O caso em questão: o da Rainha Carlota. A personagem inspira-se na figura real de Charlotte de Mecklenburg-Strelitz, que casou com George III para se tornar rainha de Inglaterra entre 1761 e 1818. A genética da aristocrata de ascendência germânica e filha de um duque de uma pequena cidade do norte da Alemanha sempre levantou muitas dúvidas.
O mito existe e permanece entre as comunidades negras, que sempre olharam com desconfiança para os retratos de Charlotte, cujos traços faciais aparentavam alguma mistura de raças. “Apontavam-se os traços fisiológicos que tão obviamente identificam a etnicidade desta jovem”, afirma o “Frontline”, programa de investigação da norte-americana “PBS”.
Sem fotografias e apenas com base em retratos — cujos pintores tendiam a embelezar e a suavizar as feições tidas como menos atraentes dos sujeitos —, os traços negros são mais aparentes nas pinturas de Sir Allan Ramsay, um intelectual que publicamente se opunha à escravatura.
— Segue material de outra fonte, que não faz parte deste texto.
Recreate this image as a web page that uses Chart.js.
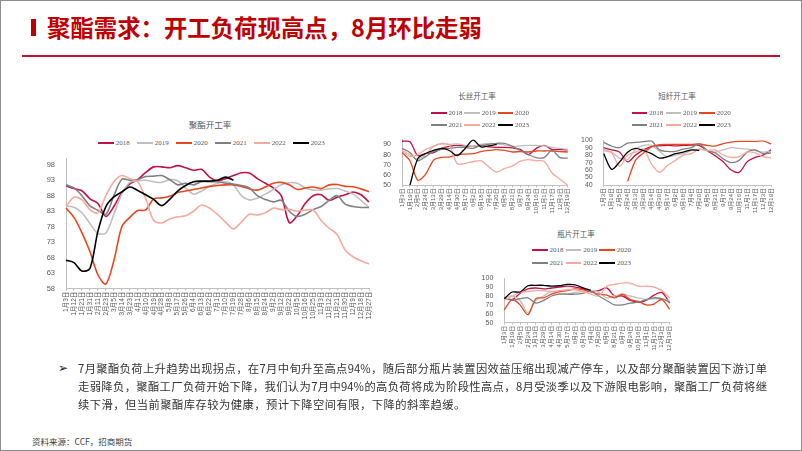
<!DOCTYPE html>
<html>
<head>
<meta charset="utf-8">
<script src="https://cdn.jsdelivr.net/npm/chart.js@4.4.0/dist/chart.umd.min.js"></script>
<style>
html,body{margin:0;padding:0;background:#fff}
#page{position:relative;width:802px;height:451px;overflow:hidden;background:#fff;box-sizing:border-box;border:1px solid #8c8c8c;font-family:'Noto Sans CJK SC','Noto Sans',sans-serif}
#page canvas{position:absolute}
.bar{position:absolute;left:30px;top:18px;width:5px;height:17px;background:#C00000}
.ttl{position:absolute;left:46px;top:10px;font-size:23.4px;line-height:32px;font-weight:700;color:#C00000;white-space:nowrap}
.rule{position:absolute;left:21px;top:53.5px;width:758px;height:2px;background:#C8102E}
.ct{position:absolute;transform:translate(-50%,-50%);white-space:nowrap;color:#595959}
.lg{position:absolute;height:2px;width:15.5px}
.lt{position:absolute;font-family:'Liberation Serif',serif;font-size:7px;color:#595959;transform:translateY(-50%);line-height:8px}
.tx{position:absolute;left:77px;width:689px;font-size:11.3px;line-height:18px;color:#333;white-space:nowrap}
.just{text-align:justify;text-align-last:justify;white-space:normal;height:18px;overflow:hidden}
.bul{position:absolute;left:57px;top:358px;font-family:'DejaVu Sans';font-size:12px;line-height:18px;color:#222}
.src{position:absolute;left:31px;top:434px;font-size:8.5px;line-height:12px;color:#404040;white-space:nowrap}
</style>
</head>
<body>
<div id="page">
<div class="bar"></div>
<div class="ttl">聚酯需求：开工负荷现高点，8月环比走弱</div>
<div class="rule"></div>

<div class="ct" style="left:209px;top:123.3px;font-size:8.5px">聚酯开工率</div>
<div class="ct" style="left:476px;top:94px;font-size:7.5px">长丝开工率</div>
<div class="ct" style="left:676px;top:94px;font-size:7.5px">短纤开工率</div>
<div class="ct" style="left:575px;top:231.7px;font-size:7.5px">瓶片开工率</div>

<canvas id="cMain" width="360" height="180" style="left:25px;top:150px"></canvas>
<canvas id="cFil" width="200" height="90" style="left:375px;top:130px"></canvas>
<canvas id="cPsf" width="205" height="88" style="left:575px;top:132px"></canvas>
<canvas id="cPet" width="205" height="90" style="left:475px;top:270px"></canvas>

<div class="bul">➢</div>
<div class="tx just" style="top:358px">7月聚酯负荷上升趋势出现拐点，在7月中旬升至高点94%，随后部分瓶片装置因效益压缩出现减产停车，以及部分聚酯装置因下游订单</div>
<div class="tx just" style="top:376px">走弱降负，聚酯工厂负荷开始下降，我们认为7月中94%的高负荷将成为阶段性高点，8月受淡季以及下游限电影响，聚酯工厂负荷将继</div>
<div class="tx" style="top:394px;letter-spacing:0.45px">续下滑，但当前聚酯库存较为健康，预计下降空间有限，下降的斜率趋缓。</div>
<div class="src">资料来源：CCF，招商期货</div>
</div>

<script>
// 年份与颜色
let anos=['2018','2019','2020','2021','2022','2023']
let cores=['#C21146','#BFBFBF','#E8461E','#808080','#F7A99B','#000000']

// 聚酯开工率
let rotulosMain=['1月3日','1月12日','1月21日','1月31日','2月11日','2月23日','3月5日','3月14日','3月23日','4月1日','4月10日','4月19日','4月28日','5月8日','5月17日','5月26日','6月4日','6月13日','6月22日','7月1日','7月10日','7月19日','7月28日','8月6日','8月15日','8月24日','9月2日','9月12日','9月22日','10月5日','10月16日','10月25日','11月3日','11月12日','11月21日','11月30日','12月9日','12月18日','12月27日']
let main2018=[91.2,90.3,89.6,87,85.5,81.3,84.5,89,91.8,93.2,95.5,97.3,97.3,97,97.7,97,96.2,96.5,94,92.8,93.5,94.5,95.4,95.3,93.5,92,90.5,88,79.3,81.5,85.5,88,88.3,86.5,87.5,88.3,89.2,88.3,86]
let main2019=[84.7,84.3,82.5,79,75.8,76,82,88.5,92.3,92.8,93,92.5,92.3,93.2,92.8,90.5,88.5,89.5,91,92,92.5,91.5,88,86.6,87.2,88.5,90,91.5,92.2,92,90.5,89.8,89.8,90.2,90.3,89.5,88.5,86.5,84.2]
let main2020=[84,81,76,70,62.5,59.5,67,78,81,83.2,83.4,87,87.3,87.8,89,89.5,90,90.5,91,91.3,91.5,91.5,91,90.2,89.8,90.8,92,92.3,91.5,90,90.5,90.8,90.3,91.5,91.6,91,90.9,90.2,89.3]
let main2021=[91.5,90.5,88,84.7,83.3,82,88,93.3,93,93.2,94.2,94.3,94.5,93.2,91.5,92,91.5,92.5,92.5,92.5,92,91.8,91.3,90.5,88,86.8,86,86.5,83,81.3,82,83.5,84.5,86.5,88,85.3,84.5,84.2,84.2]
let main2022=[84.5,87.5,86.7,83.5,82.5,88,92.5,94.5,93.5,92.5,87,80,79.2,80.5,81.2,81.5,83,85,84,82,79.5,77.3,79.5,82,81.8,82.5,84,83.5,83.6,83,83.4,83.4,80,77.5,75.5,70.5,68.3,67,66]
let main2023=[67.2,66.4,63.7,64.5,76.5,84.5,87.6,89.2,90.8,89.7,88.3,86.8,84.8,86.8,89.5,91.3,92.5,92.7,92.7,93,94,93]
let ticksMain=[58,63,68,73,78,83,88,93,98]

// 小图共用日期
let rotulosPeq=['1月3日','1月19日','2月5日','2月24日','3月13日','3月29日','4月14日','4月30日','5月17日','6月2日','6月18日','7月4日','7月20日','8月5日','8月21日','9月7日','9月24日','10月16日','11月1日','11月17日','12月3日','12月19日']

// 长丝开工率
let fil2018=[93,92.5,79,81,82,86,88,89,88.5,88,89,87.5,87,87,86.5,85,80,86,89,85,85,84.5]
let fil2019=[84,80,75.5,80,88,91,90,90.5,89,88,90,91,90.5,89.5,88,88.5,89,89,88.5,87,86,85]
let fil2020=[82,74,55,61,74.5,77.3,77.6,80,80.5,81,82.8,84,84.8,84,82.5,83,82.5,83.5,83.5,83.5,83,82.5]
let fil2021=[86,82,74,78,83,85,86,87,87,86,89,90,91,91,88,84,80,77,77,84,77,76.5]
let fil2022=[84,78,80,85,88,90.5,89,71,71.5,73,74,68,63,66.5,69,73.5,75,74,73.5,62,56,50]
let fil2023=[null,50,76,81,84,86,84,79,86,94,87.5,88.5,90]
let ticksFil=[50,60,70,80,90]

// 短纤开工率
let psf2018=[90,87,84,71,80,87,91.5,92.5,93,92.5,93,93.5,93,86,79,71,60,57,71,77,80,87]
let psf2019=[88,84,76,74,88,93,93,85,78,80,82,86,88,86,84,87,90,89,88,86,84,85]
let psf2020=[null,null,null,45,73,83,91,94,94.5,94.5,94.5,94.5,95,93,92,95.5,97.5,98.5,98.5,98.5,99,95]
let psf2021=[97,92,90,96,97,98,99,87,85,85,88,90,95,86,83,75,70,73,84,87,82,83]
let psf2022=[86,83,65,80,84,88,68,57,66,73,80,82,88,86,87,80,77,78,84,83,78,76]
let psf2023=[82,61,71,84,89,86,82,76,78,82,84,87,86.5]
let ticksPsf=[40,50,60,70,80,90,100]

// 瓶片开工率
let pet2018=[78,76,83,88,89,88,89,90,91,90,88,85,86,89,80,80,75,73,75,81,84,72]
let pet2019=[78,80,75,61,75,80,85,83,82,84,85,86,84,78,80,82,80,78,76,77,76,75]
let pet2020=[64.5,76,70,59,77,78,82,85,86,88,87,85,82,81,78,82,76,74,70,71,76,65]
let pet2021=[78,75,77,78,72,75,80,82,82,82,83,85,80,75,70,70,72,73,76,78,77,73]
let pet2022=[75,80,84,85,86,86,85,86,87,87,85,82,80,91,93,94.5,94.5,91,91,90,86,78]
let pet2023=[77,84.5,84.5,91.5,92,92,91,91.5,93,92.5,89,86.5]
let ticksPet=[50,60,70,80,90,100]

let fonteEixo="'Liberation Sans','Noto Sans CJK SC',sans-serif"

function desenhar(id,rotulos,series,ymin,ymax,yticks,g){

new Chart(document.getElementById(id),{
type:'line',
data:{
labels:rotulos,
datasets:series.map((d,k)=>({
label:anos[k],
data:d,
borderColor:cores[k],
backgroundColor:cores[k],
borderWidth:g.lw,
pointRadius:0,
tension:0.3,
fill:false,
order:5-k
}))
},
options:{
responsive:false,
animation:false,
layout:{padding:{left:0,right:g.pr,top:g.pt,bottom:0}},
plugins:{legend:{display:false},tooltip:{enabled:false},title:{display:false}},
scales:{
x:{
ticks:{autoSkip:false,minRotation:90,maxRotation:90,color:'#595959',font:{size:g.xf,family:fonteEixo},padding:1},
grid:{display:true,drawOnChartArea:false,tickLength:2,color:'#BFBFBF'},
border:{display:true,color:'#BFBFBF',width:1},
afterFit:s=>{s.height=g.xh}
},
y:{
min:ymin,
max:ymax,
ticks:{autoSkip:false,color:'#595959',font:{size:g.yf,family:fonteEixo},padding:3},
grid:{display:false},
border:{display:true,color:'#BFBFBF',width:1},
afterBuildTicks:s=>{s.ticks=yticks.map(v=>({value:v}))},
afterFit:s=>{s.width=g.yw}
}
}
}
})

}

function legenda(x0,y0,dx,dy,porLinha){

let pg=document.getElementById('page')

anos.forEach((a,k)=>{
let x=x0+(k%porLinha)*dx
let y=y0+Math.floor(k/porLinha)*dy
let l=document.createElement('div')
l.className='lg'
l.style.left=x+'px'
l.style.top=(y-1)+'px'
l.style.background=cores[k]
pg.appendChild(l)
let t=document.createElement('div')
t.className='lt'
t.style.left=(x+17.5)+'px'
t.style.top=y+'px'
t.textContent=a
pg.appendChild(t)
})

}

desenhar('cMain',rotulosMain,[main2018,main2019,main2020,main2021,main2022,main2023],58,100,ticksMain,{yw:40,xh:42.3,pr:17,pt:6.5,lw:1.6,xf:6.5,yf:7.5})
desenhar('cFil',rotulosPeq,[fil2018,fil2019,fil2020,fil2021,fil2022,fil2023],50,95,ticksFil,{yw:26,xh:35.7,pr:8,pt:8.2,lw:1.3,xf:6,yf:7})
desenhar('cPsf',rotulosPeq,[psf2018,psf2019,psf2020,psf2021,psf2022,psf2023],40,100,ticksPsf,{yw:27.7,xh:36,pr:10,pt:6.7,lw:1.3,xf:6,yf:7})
desenhar('cPet',rotulosPeq,[pet2018,pet2019,pet2020,pet2021,pet2022,pet2023],50,100,ticksPet,{yw:28.3,xh:38.3,pr:11.3,pt:6.7,lw:1.3,xf:6,yf:7})

legenda(97.3,141.7,39,0,6)
legenda(430,112.3,33.3,12,3)
legenda(630.7,112.3,33.8,12,3)
legenda(531,249.3,33.7,12.4,3)
</script>
</body>
</html>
De acordo com o historiador Mario de Valdes y Cocom, é possível traçar a ascendência de Charlotte até Margarida de Castro e Sousa, pertencente “ao ramo mestiço da Casa Real Portuguesa”. “Podem ser traçadas seis linhas diferentes entre a Rainha Charlotte e Margarida de Castro e Sousa, num património genético que por causa da consanguinidade era já minúsculo — que explica a inegável aparência africana da rainha”, explica.
A investigação publicada em 1990 estabeleceu, portanto, que “a rainha Charlotte é descendente direta de um filho ilegítimo de uma amante africana ligada à casa real portuguesa”.
Ao “The Washington Post”, o historiador americano revelou que esse filho teria nascido da relação ilegítima de Afonso III com a amante “Ouruana”, também conhecida como “Mourana” ou “Madragana”, supostamente uma muçulmana negra — um dado que ainda hoje é alvo de discussão.
Valdes remete outras suspeitas da etnicidade de Charlotte para o relato de um médico real, o Barão Christian Friedrich Stockmar, que terá descrito a rainha como “pequena e sinuosa, com uma verdadeira cara de mulata”. Um dos ministros terá dito que teria “um nariz demasiado largo e lábios demasiado grossos”. Várias menções são feitas ao seu aspeto físico, das feições à tez de pele mais escura e ao cabelo encaracolado.
“Muitos historiadores acreditam que Charlotte foi a primeira rainha mestiça. Isso de certa forma influenciou-me”, explica Chris van Dusen, o showrunner de “Bridgerton”. “Comecei a pensar como seria se tal acontecesse. O que poderia ter feito essa rainha? Poderia ter usado os seus poderes para elevar outras pessoas de cor na sociedade? Dar-lhes títulos?”